Things to remember working with the server-side data:
Server-side events go through many checks and processing stages that make them the most reliable and accurate data to use.
While data accuracy is important, it might be due to the cost of the data speed refresh. Depending on the data pipelines, you might have 24 hours or more delay for the data refresh.
What data to use for reporting and analysis
For a business, both are needed for tracking different things.
Server-side events speak the most clearly about user/event state and actions, therefore you would leverage this data for revenue, activity, and other sensitive metrics reporting.
This all sounds simple and nice in the perfect world until your VP of Marketing requests revenue data for churned users who subscribed via THAT campaign. And your VP of Product wants a full picture of the user lifecycle to see how long it took for them to finish onboarding and get converted. And the DS team is on the lookout for any available browser data for paid users to develop personalization.
It’s all doable, but the biggest opportunity for a mistake that often leads to a data apocalypse comes when analysts begin merging client-side and server-side events into one queue.
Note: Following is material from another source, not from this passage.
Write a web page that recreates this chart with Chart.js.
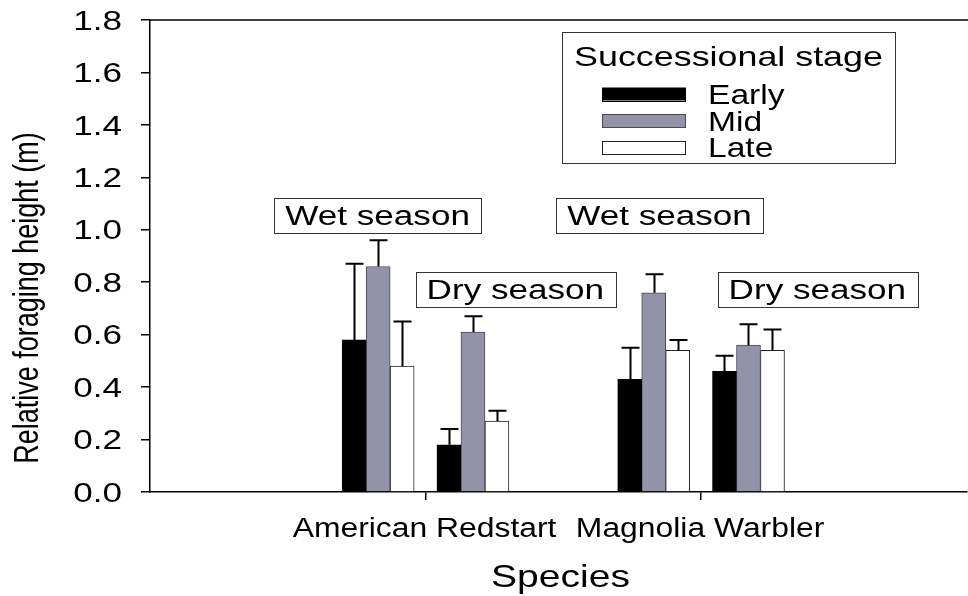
<!DOCTYPE html>
<html>
<head>
<meta charset="utf-8">
<title>Relative foraging height by successional stage</title>
<script src="https://cdn.jsdelivr.net/npm/chart.js@4.4.1/dist/chart.umd.min.js"></script>
<style>
  html, body { margin: 0; padding: 0; background: #ffffff; }
  canvas { display: block; }
</style>
</head>
<body>
<canvas id="chart" width="968" height="596"></canvas>
<script>
// ---- data -------------------------------------------------------------
const species = ['American Redstart', 'Magnolia Warbler'];
const seasons = ['Wet season', 'Dry season'];
const stages  = ['Early', 'Mid', 'Late'];

// Mean relative foraging height (m); order: AR wet, AR dry, MW wet, MW dry
const earlyMean = [0.58, 0.18, 0.43, 0.46];
const midMean   = [0.86, 0.61, 0.76, 0.56];
const lateMean  = [0.48, 0.27, 0.54, 0.54];

// Standard errors (upper whisker only), same order
const earlySE = [0.29, 0.06, 0.12, 0.06];
const midSE   = [0.10, 0.06, 0.07, 0.08];
const lateSE  = [0.17, 0.04, 0.04, 0.08];

const yTickValues = [0, 0.2, 0.4, 0.6, 0.8, 1.0, 1.2, 1.4, 1.6, 1.8];
const yTickLabels = ['0.0', '0.2', '0.4', '0.6', '0.8', '1.0', '1.2', '1.4', '1.6', '1.8'];

const yTitle = 'Relative foraging height (m)';
const xTitle = 'Species';
const legendTitle = 'Successional stage';

// ---- layout & style ---------------------------------------------------
const FONT = '"Liberation Sans", Arial, Helvetica, sans-serif';
const SEASON_SHIFT = 0.172;          // wet / dry cluster offset from species tick
const X_MAX = 2.965;
// season label boxes, anchored in data units (centre of box)
const notePlacement = [
  { x: 0.826, y: 1.055 },
  { x: 1.326, y: 0.772 },
  { x: 1.849, y: 1.055 },
  { x: 2.422, y: 0.774 }
];
const stageStyle = [
  { fill: '#000000', edge: '#000000' },
  { fill: '#9293a9', edge: '#4a4a55' },
  { fill: '#ffffff', edge: '#222222' }
];

const stageMeans = [earlyMean, midMean, lateMean];
const stageSE = [earlySE, midSE, lateSE];

// cluster k: species = floor(k/2), season = k % 2
function clusterX(k) {
  const sp = Math.floor(k / 2);
  const se = k % 2;
  return sp + 1 + (se === 0 ? -SEASON_SHIFT : SEASON_SHIFT);
}

const datasets = stages.map((name, s) => ({
  label: name,
  data: stageMeans[s].map((v, k) => ({ x: clusterX(k), y: v })),
  backgroundColor: stageStyle[s].fill,
  borderColor: stageStyle[s].edge,
  borderWidth: 1,
  borderSkipped: 'start',
  barThickness: 24
}));

// draw text with the slightly widened lettering used throughout the figure
function wideText(ctx, text, x, y, size, sx, align) {
  ctx.save();
  ctx.font = size + 'px ' + FONT;
  ctx.fillStyle = '#000000';
  ctx.textAlign = align || 'left';
  ctx.textBaseline = 'alphabetic';
  ctx.translate(x, y);
  ctx.scale(sx, 1);
  ctx.fillText(text, 0, 0);
  ctx.restore();
}
function wideWidth(ctx, text, size, sx) {
  ctx.save();
  ctx.font = size + 'px ' + FONT;
  const w = ctx.measureText(text).width * sx;
  ctx.restore();
  return w;
}

// upward standard-error whiskers
const whiskers = {
  id: 'whiskers',
  afterDatasetsDraw(chart) {
    const ctx = chart.ctx;
    const yScale = chart.scales.y;
    ctx.save();
    ctx.strokeStyle = '#000000';
    ctx.lineWidth = 2;
    stages.forEach((_, s) => {
      const meta = chart.getDatasetMeta(s);
      meta.data.forEach((bar, k) => {
        const top = yScale.getPixelForValue(stageMeans[s][k] + stageSE[s][k]);
        const x = Math.round(bar.x) + 0.5;
        ctx.beginPath();
        ctx.moveTo(x, bar.y);
        ctx.lineTo(x, top);
        ctx.moveTo(x - 9, top);
        ctx.lineTo(x + 9, top);
        ctx.stroke();
      });
    });
    ctx.restore();
  }
};

// frame top, tick labels, titles, season boxes and legend
const figureText = {
  id: 'figureText',
  afterDraw(chart) {
    const ctx = chart.ctx;
    const ca = chart.chartArea;
    const xs = chart.scales.x;
    const ys = chart.scales.y;

    // top frame line
    ctx.save();
    ctx.strokeStyle = '#000000';
    ctx.lineWidth = 1.5;
    ctx.beginPath();
    ctx.moveTo(ca.left, ca.top);
    ctx.lineTo(ca.right + 2, ca.top);
    ctx.stroke();
    ctx.restore();

    // y tick labels
    yTickValues.forEach((v, i) => {
      const py = ys.getPixelForValue(v);
      wideText(ctx, yTickLabels[i], ca.left - 28, py + 9.7, 27, 1.3, 'right');
    });

    // x tick labels (species)
    species.forEach((name, i) => {
      const px = xs.getPixelForValue(i + 1);
      wideText(ctx, name, px - 1, ca.bottom + 45, 27, 1.18, 'center');
    });

    // axis titles
    wideText(ctx, xTitle, (ca.left + ca.right) / 2 + 2, ca.bottom + 95, 32, 1.22, 'center');
    ctx.save();
    ctx.font = '27px ' + FONT;
    ctx.fillStyle = '#000000';
    ctx.textAlign = 'center';
    ctx.textBaseline = 'alphabetic';
    ctx.translate(38, 298);
    ctx.rotate(-Math.PI / 2);
    ctx.scale(1, 1.28);
    ctx.fillText(yTitle, 0, 0);
    ctx.restore();

    // season labels
    notePlacement.forEach((p, k) => {
      const text = seasons[k % 2];
      const cx = xs.getPixelForValue(p.x);
      const cy = ys.getPixelForValue(p.y);
      const tw = wideWidth(ctx, text, 27, 1.3);
      const w = tw + 22;
      const h = 35;
      ctx.save();
      ctx.fillStyle = '#ffffff';
      ctx.strokeStyle = '#333333';
      ctx.lineWidth = 1;
      ctx.fillRect(cx - w / 2, cy - h / 2, w, h);
      ctx.strokeRect(Math.round(cx - w / 2) + 0.5, Math.round(cy - h / 2) + 0.5, Math.round(w), Math.round(h));
      ctx.restore();
      wideText(ctx, text, cx, cy + 9.7, 27, 1.3, 'center');
    });

    // legend
    const lx = 562, ly = 32, lw = 333, lh = 131;
    ctx.save();
    ctx.fillStyle = '#ffffff';
    ctx.strokeStyle = '#333333';
    ctx.lineWidth = 1;
    ctx.fillRect(lx, ly, lw, lh);
    ctx.strokeRect(lx + 0.5, ly + 0.5, lw, lh);
    ctx.restore();
    wideText(ctx, legendTitle, lx + lw / 2, ly + 34, 28, 1.28, 'center');
    stages.forEach((name, s) => {
      const cy = ly + 62 + s * 26.7;
      ctx.save();
      ctx.fillStyle = stageStyle[s].fill;
      ctx.strokeStyle = stageStyle[s].edge;
      ctx.lineWidth = 1;
      ctx.fillRect(602, cy - 6.5, 84, 13);
      ctx.strokeRect(602.5, Math.round(cy - 6.5) + 0.5, 83, 13);
      ctx.restore();
      wideText(ctx, name, 708, cy + 10, 28, 1.2, 'left');
    });
  }
};

new Chart(document.getElementById('chart'), {
  type: 'bar',
  data: { datasets },
  options: {
    responsive: false,
    animation: false,
    devicePixelRatio: 1,
    layout: { padding: { left: 0, top: 20, right: 1, bottom: 0 } },
    plugins: {
      legend: { display: false },
      tooltip: { enabled: false },
      title: { display: false }
    },
    scales: {
      x: {
        type: 'linear',
        min: 0,
        max: X_MAX,
        offset: false,
        afterBuildTicks(scale) {
          scale.ticks = species.map((_, i) => ({ value: i + 1 }));
        },
        afterFit(scale) { scale.height = 104; },
        ticks: { display: false },
        grid: {
          display: true,
          offset: false,
          drawOnChartArea: false,
          drawTicks: true,
          tickLength: 8,
          color: '#000000',
          lineWidth: 1.5
        },
        border: { display: true, color: '#000000', width: 1.5 }
      },
      y: {
        type: 'linear',
        min: 0,
        max: 1.8,
        afterBuildTicks(scale) {
          scale.ticks = yTickValues.map(v => ({ value: v }));
        },
        afterFit(scale) { scale.width = 150; },
        ticks: { display: false },
        grid: {
          display: true,
          drawOnChartArea: false,
          drawTicks: true,
          tickLength: 9,
          color: '#000000',
          lineWidth: 1.5
        },
        border: { display: true, color: '#000000', width: 1.5 }
      }
    }
  },
  plugins: [whiskers, figureText]
});
</script>
</body>
</html>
As I said above, at some companies that invest in data processing and management, you can leverage server-side events for every metric and report on sophisticated funnels and complex conversions. This might not be possible at other places, and merging client-side with server-side events will introduce a flawed report and a wrong perspective.
Unfortunately, products like Segment make it incredibly easy to introduce an error. Their mission to “empower every team with good data” can easily lead to “set a team up for failure with the wrong data”. By offering easy integration of all data sources into one stream for analytics, can actually lead to inappropriate events merging that overreport or underreport users or actions.
Proper integration with Segment from an engineering side should include an event mapping between all the sources connected to an internal user or event id. From the analytical side, an understanding of data and appropriate usage is required learning: When to track on the client vs. server.
Thanks for reading, everyone. Until next Wednesday!